If you have been searching “coworking space,” you are probably trying to solve a very normal problem. You need a workspace that is ready now. You want flexibility. You want something that feels professional when a client walks in or when you are on a call.
That search term is popular because it is broad. It covers everything from open seating and lounge style setups to quiet offices with doors. The tricky part is that people often type coworking spaces, but what they actually want is privacy, focus, and a business first environment.
That is where a flexible private office tends to win.
Most people are not obsessed with the idea of sharing a long table. They are chasing the practical benefits they associate with coworking.
They want to avoid the long lease and buildout. They want a quick move in. They want an office that looks credible without a huge upfront commitment. “Coworking space” is the phrase they know, so that is what they search for.
But the label has gotten messy. When you click around, you quickly realize the experience can range from loud and social to quiet and professional. Same search term, totally different day to day reality.

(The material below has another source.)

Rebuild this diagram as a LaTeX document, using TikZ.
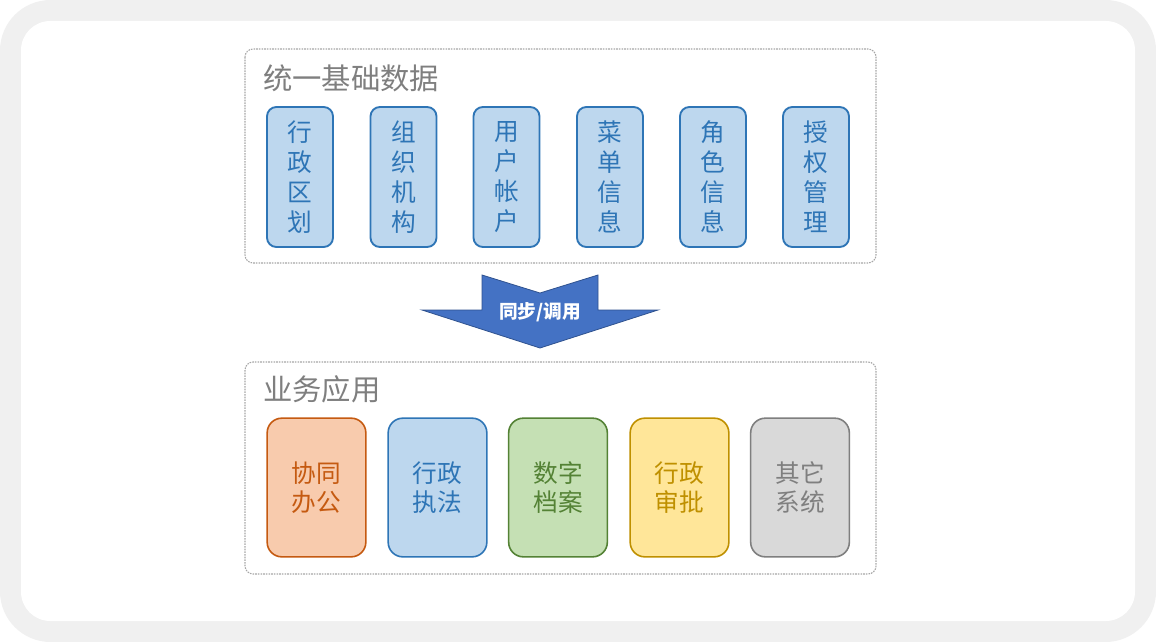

Coworking Space Vs Flexible Private Office
Traditional coworking often implies open layouts, casual environments, and shared amenities like coffee and lounges. For some people, that energy is the point. You show up, plug in, and feel surrounded by motion.
A flexible private office is built around control. You get your own space. You can take calls without worrying about who is listening. You can run meetings without hunting for an available room. You can actually focus.
That difference matters more than people admit, especially once work gets real. Sales calls, client conversations, recruiting, financial discussions, anything confidential. An open plan can turn into a daily friction point.
Where Coworking Starts To Feel Like A Compromise
Coworking can work fine when your work is light, solo, and not sensitive. It starts to break down when your schedule is packed or your conversations carry weight.
Noise is the obvious one. It is not just loud music, it is the constant movement. People talking. People walking by. People jumping into a call right next to you. Even when it is not “bad,” it pulls attention.
Privacy is the other one. If you handle client details, contracts, or any kind of confidential information, you should not be managing that in a shared room. Even if nobody is trying to listen, the environment does not protect you.
Then there is the credibility piece. Some businesses can lean casual. Others cannot. If you are building trust with clients, the space you meet in becomes part of the message.
Flexible Does Not Have To Mean Casual
A lot of businesses assume they have to choose. Either you get flexibility and accept the coworking vibe, or you get professionalism and lock yourself into a traditional lease.
You do not have to pick between those two extremes.
A flexible private office gives you flexibility without forcing open seating, shared noise, or a casual atmosphere. You still get a practical setup. You still avoid the long, rigid commitment that makes traditional office space feel risky. You just get it in a format designed for focus and professionalism.
That is the core idea Barrister Suites is built around. Private offices, flexible lease terms, and a business first environment that supports how serious teams actually work.
A Simple Way To Decide What You Need
If your search started with coworking space, you are not wrong. You are simply using the common term to find flexible options. Now narrow it down based on your real day.
If you are on calls daily. If you meet clients in person. If you need quiet time to think. If you handle sensitive information. If you want your workspace to feel like a professional office every time someone walks in.
If most of those are true, a private office setup tends to be the cleaner fit. It removes distractions, protects privacy, and supports credibility without turning flexibility into a compromise.
If you mainly want a social atmosphere and you do not care about noise or privacy, coworking might be enough. That is valid too. The point is to match the space to how you actually operate, not to whatever the search term implies.
Why Location Matters More Than People Expect
Once you decide that a private office is the direction, the next decision is where. Not just the city, but the exact area you will commute to, meet clients in, and use consistently.
A flexible office only feels flexible if it is convenient. If the location is annoying, you will not use it as much. You will drift back to working from home or bouncing between coffee shops. Then the office becomes a monthly bill instead of a tool that supports your work.
So when you are comparing options, treat location like part of the product. The right workspace in the wrong area is still the wrong choice.
The Next Step After Searching Coworking Space
If your coworking space search is really about finding a dependable place to work, the decision usually comes down to two things: privacy and convenience. A private office only feels “flexible” if it is in a spot you will actually use consistently, close to clients, transit, or your day to day routes.